§ Supplied material:

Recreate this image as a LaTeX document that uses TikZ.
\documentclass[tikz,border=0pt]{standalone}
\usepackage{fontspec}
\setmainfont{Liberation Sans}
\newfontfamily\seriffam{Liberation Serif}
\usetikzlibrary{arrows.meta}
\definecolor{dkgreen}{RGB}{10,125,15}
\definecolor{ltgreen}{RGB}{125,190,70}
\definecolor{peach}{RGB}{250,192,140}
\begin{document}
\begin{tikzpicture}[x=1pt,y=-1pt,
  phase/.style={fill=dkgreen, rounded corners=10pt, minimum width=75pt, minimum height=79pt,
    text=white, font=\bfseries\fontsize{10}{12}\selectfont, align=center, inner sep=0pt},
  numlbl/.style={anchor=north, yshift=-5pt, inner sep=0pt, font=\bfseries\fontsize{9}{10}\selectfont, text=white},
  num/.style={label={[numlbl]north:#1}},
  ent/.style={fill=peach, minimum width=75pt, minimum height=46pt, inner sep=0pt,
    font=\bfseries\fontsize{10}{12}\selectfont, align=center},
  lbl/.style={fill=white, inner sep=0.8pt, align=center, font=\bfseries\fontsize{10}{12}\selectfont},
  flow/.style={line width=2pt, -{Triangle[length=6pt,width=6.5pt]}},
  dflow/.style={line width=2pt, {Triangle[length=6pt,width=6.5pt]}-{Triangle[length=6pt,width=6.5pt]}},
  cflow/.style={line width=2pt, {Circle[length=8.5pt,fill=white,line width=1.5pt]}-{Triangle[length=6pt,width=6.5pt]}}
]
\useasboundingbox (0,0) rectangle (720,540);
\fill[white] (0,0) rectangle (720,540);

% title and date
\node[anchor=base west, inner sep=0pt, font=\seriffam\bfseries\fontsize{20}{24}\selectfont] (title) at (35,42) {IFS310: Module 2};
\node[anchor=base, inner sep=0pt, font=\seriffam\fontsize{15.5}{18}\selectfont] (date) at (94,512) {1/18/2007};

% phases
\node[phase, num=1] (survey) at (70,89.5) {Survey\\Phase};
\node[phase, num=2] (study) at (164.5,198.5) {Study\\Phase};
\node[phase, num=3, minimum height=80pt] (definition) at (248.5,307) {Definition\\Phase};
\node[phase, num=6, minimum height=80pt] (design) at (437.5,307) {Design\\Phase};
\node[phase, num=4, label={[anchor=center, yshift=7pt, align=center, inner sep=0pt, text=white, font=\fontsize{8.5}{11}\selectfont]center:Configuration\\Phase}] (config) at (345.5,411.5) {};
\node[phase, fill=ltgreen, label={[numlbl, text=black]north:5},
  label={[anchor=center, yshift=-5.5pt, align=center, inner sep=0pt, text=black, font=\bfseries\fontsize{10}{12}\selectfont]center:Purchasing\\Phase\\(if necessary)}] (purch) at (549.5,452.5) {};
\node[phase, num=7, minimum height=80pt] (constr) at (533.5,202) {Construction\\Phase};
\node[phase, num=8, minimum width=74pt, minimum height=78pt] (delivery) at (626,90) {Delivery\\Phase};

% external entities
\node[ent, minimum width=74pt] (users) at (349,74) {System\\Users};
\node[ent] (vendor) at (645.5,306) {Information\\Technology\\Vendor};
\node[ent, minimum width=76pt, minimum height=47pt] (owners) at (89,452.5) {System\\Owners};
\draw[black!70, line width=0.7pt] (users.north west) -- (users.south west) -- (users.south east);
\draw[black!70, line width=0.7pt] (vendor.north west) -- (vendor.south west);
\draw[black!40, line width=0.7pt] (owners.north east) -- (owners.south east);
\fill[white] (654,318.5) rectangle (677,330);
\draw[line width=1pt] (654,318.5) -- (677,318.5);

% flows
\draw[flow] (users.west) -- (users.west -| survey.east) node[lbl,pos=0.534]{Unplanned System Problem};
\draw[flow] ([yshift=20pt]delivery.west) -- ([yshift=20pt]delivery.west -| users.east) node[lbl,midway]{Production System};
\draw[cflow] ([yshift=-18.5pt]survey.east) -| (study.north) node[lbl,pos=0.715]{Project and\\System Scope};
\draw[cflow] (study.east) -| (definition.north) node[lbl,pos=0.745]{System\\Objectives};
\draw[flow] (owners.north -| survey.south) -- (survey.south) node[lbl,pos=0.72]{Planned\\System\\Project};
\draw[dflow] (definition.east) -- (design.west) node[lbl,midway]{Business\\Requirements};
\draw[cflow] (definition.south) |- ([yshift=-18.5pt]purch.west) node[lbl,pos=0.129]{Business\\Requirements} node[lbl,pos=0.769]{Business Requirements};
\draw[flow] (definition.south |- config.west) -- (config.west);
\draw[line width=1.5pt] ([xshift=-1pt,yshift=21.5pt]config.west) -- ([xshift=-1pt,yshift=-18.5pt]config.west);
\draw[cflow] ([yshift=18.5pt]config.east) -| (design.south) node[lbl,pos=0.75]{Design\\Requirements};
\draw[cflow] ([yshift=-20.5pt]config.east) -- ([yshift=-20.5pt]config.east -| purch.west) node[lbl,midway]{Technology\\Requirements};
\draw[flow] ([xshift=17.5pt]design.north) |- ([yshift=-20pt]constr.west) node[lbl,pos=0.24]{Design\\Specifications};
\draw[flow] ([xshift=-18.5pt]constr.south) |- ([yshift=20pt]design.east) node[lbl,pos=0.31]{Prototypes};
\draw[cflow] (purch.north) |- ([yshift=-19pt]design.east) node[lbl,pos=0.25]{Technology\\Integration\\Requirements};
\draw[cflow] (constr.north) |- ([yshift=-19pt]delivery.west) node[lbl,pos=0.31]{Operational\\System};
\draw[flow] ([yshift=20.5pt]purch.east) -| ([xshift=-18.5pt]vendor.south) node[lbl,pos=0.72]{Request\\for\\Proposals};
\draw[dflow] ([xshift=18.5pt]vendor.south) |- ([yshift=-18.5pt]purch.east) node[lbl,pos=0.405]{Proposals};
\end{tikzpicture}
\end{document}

§ Given request:
Copy out each line exactly.

§ Final result:
Recreate this image as a LaTeX document that uses TikZ.
\documentclass[tikz,border=0pt]{standalone}
\usepackage{fontspec}
\setmainfont{Liberation Sans}
\newfontfamily\seriffam{Liberation Serif}
\usetikzlibrary{arrows.meta}
\definecolor{dkgreen}{RGB}{10,125,15}
\definecolor{ltgreen}{RGB}{125,190,70}
\definecolor{peach}{RGB}{250,192,140}
\begin{document}
\begin{tikzpicture}[x=1pt,y=-1pt,
  phase/.style={fill=dkgreen, rounded corners=10pt, minimum width=75pt, minimum height=79pt,
    text=white, font=\bfseries\fontsize{10}{12}\selectfont, align=center, inner sep=0pt},
  numlbl/.style={anchor=north, yshift=-5pt, inner sep=0pt, font=\bfseries\fontsize{9}{10}\selectfont, text=white},
  num/.style={label={[numlbl]north:#1}},
  ent/.style={fill=peach, minimum width=75pt, minimum height=46pt, inner sep=0pt,
    font=\bfseries\fontsize{10}{12}\selectfont, align=center},
  lbl/.style={fill=white, inner sep=0.8pt, align=center, font=\bfseries\fontsize{10}{12}\selectfont},
  flow/.style={line width=2pt, -{Triangle[length=6pt,width=6.5pt]}},
  dflow/.style={line width=2pt, {Triangle[length=6pt,width=6.5pt]}-{Triangle[length=6pt,width=6.5pt]}},
  cflow/.style={line width=2pt, {Circle[length=8.5pt,fill=white,line width=1.5pt]}-{Triangle[length=6pt,width=6.5pt]}}
]
\useasboundingbox (0,0) rectangle (720,540);
\fill[white] (0,0) rectangle (720,540);

% title and date
\node[anchor=base west, inner sep=0pt, font=\seriffam\bfseries\fontsize{20}{24}\selectfont] (title) at (35,42) {IFS310: Module 2};
\node[anchor=base, inner sep=0pt, font=\seriffam\fontsize{15.5}{18}\selectfont] (date) at (94,512) {1/18/2007};

% phases
\node[phase, num=1] (survey) at (70,89.5) {Survey\\Phase};
\node[phase, num=2] (study) at (164.5,198.5) {Study\\Phase};
\node[phase, num=3, minimum height=80pt] (definition) at (248.5,307) {Definition\\Phase};
\node[phase, num=6, minimum height=80pt] (design) at (437.5,307) {Design\\Phase};
\node[phase, num=4, label={[anchor=center, yshift=7pt, align=center, inner sep=0pt, text=white, font=\fontsize{8.5}{11}\selectfont]center:Configuration\\Phase}] (config) at (345.5,411.5) {};
\node[phase, fill=ltgreen, label={[numlbl, text=black]north:5},
  label={[anchor=center, yshift=-5.5pt, align=center, inner sep=0pt, text=black, font=\bfseries\fontsize{10}{12}\selectfont]center:Purchasing\\Phase\\(if necessary)}] (purch) at (549.5,452.5) {};
\node[phase, num=7, minimum height=80pt] (constr) at (533.5,202) {Construction\\Phase};
\node[phase, num=8, minimum width=74pt, minimum height=78pt] (delivery) at (626,90) {Delivery\\Phase};

% external entities
\node[ent, minimum width=74pt] (users) at (349,74) {System\\Users};
\node[ent] (vendor) at (645.5,306) {Information\\Technology\\Vendor};
\node[ent, minimum width=76pt, minimum height=47pt] (owners) at (89,452.5) {System\\Owners};
\draw[black!70, line width=0.7pt] (users.north west) -- (users.south west) -- (users.south east);
\draw[black!70, line width=0.7pt] (vendor.north west) -- (vendor.south west);
\draw[black!40, line width=0.7pt] (owners.north east) -- (owners.south east);
\fill[white] (654,318.5) rectangle (677,330);
\draw[line width=1pt] (654,318.5) -- (677,318.5);

% flows
\draw[flow] (users.west) -- (users.west -| survey.east) node[lbl,pos=0.534]{Unplanned System Problem};
\draw[flow] ([yshift=20pt]delivery.west) -- ([yshift=20pt]delivery.west -| users.east) node[lbl,midway]{Production System};
\draw[cflow] ([yshift=-18.5pt]survey.east) -| (study.north) node[lbl,pos=0.715]{Project and\\System Scope};
\draw[cflow] (study.east) -| (definition.north) node[lbl,pos=0.745]{System\\Objectives};
\draw[flow] (owners.north -| survey.south) -- (survey.south) node[lbl,pos=0.72]{Planned\\System\\Project};
\draw[dflow] (definition.east) -- (design.west) node[lbl,midway]{Business\\Requirements};
\draw[cflow] (definition.south) |- ([yshift=-18.5pt]purch.west) node[lbl,pos=0.129]{Business\\Requirements} node[lbl,pos=0.769]{Business Requirements};
\draw[flow] (definition.south |- config.west) -- (config.west);
\draw[line width=1.5pt] ([xshift=-1pt,yshift=21.5pt]config.west) -- ([xshift=-1pt,yshift=-18.5pt]config.west);
\draw[cflow] ([yshift=18.5pt]config.east) -| (design.south) node[lbl,pos=0.75]{Design\\Requirements};
\draw[cflow] ([yshift=-20.5pt]config.east) -- ([yshift=-20.5pt]config.east -| purch.west) node[lbl,midway]{Technology\\Requirements};
\draw[flow] ([xshift=17.5pt]design.north) |- ([yshift=-20pt]constr.west) node[lbl,pos=0.24]{Design\\Specifications};
\draw[flow] ([xshift=-18.5pt]constr.south) |- ([yshift=20pt]design.east) node[lbl,pos=0.31]{Prototypes};
\draw[cflow] (purch.north) |- ([yshift=-19pt]design.east) node[lbl,pos=0.25]{Technology\\Integration\\Requirements};
\draw[cflow] (constr.north) |- ([yshift=-19pt]delivery.west) node[lbl,pos=0.31]{Operational\\System};
\draw[flow] ([yshift=20.5pt]purch.east) -| ([xshift=-18.5pt]vendor.south) node[lbl,pos=0.72]{Request\\for\\Proposals};
\draw[dflow] ([xshift=18.5pt]vendor.south) |- ([yshift=-18.5pt]purch.east) node[lbl,pos=0.405]{Proposals};
\end{tikzpicture}
\end{document}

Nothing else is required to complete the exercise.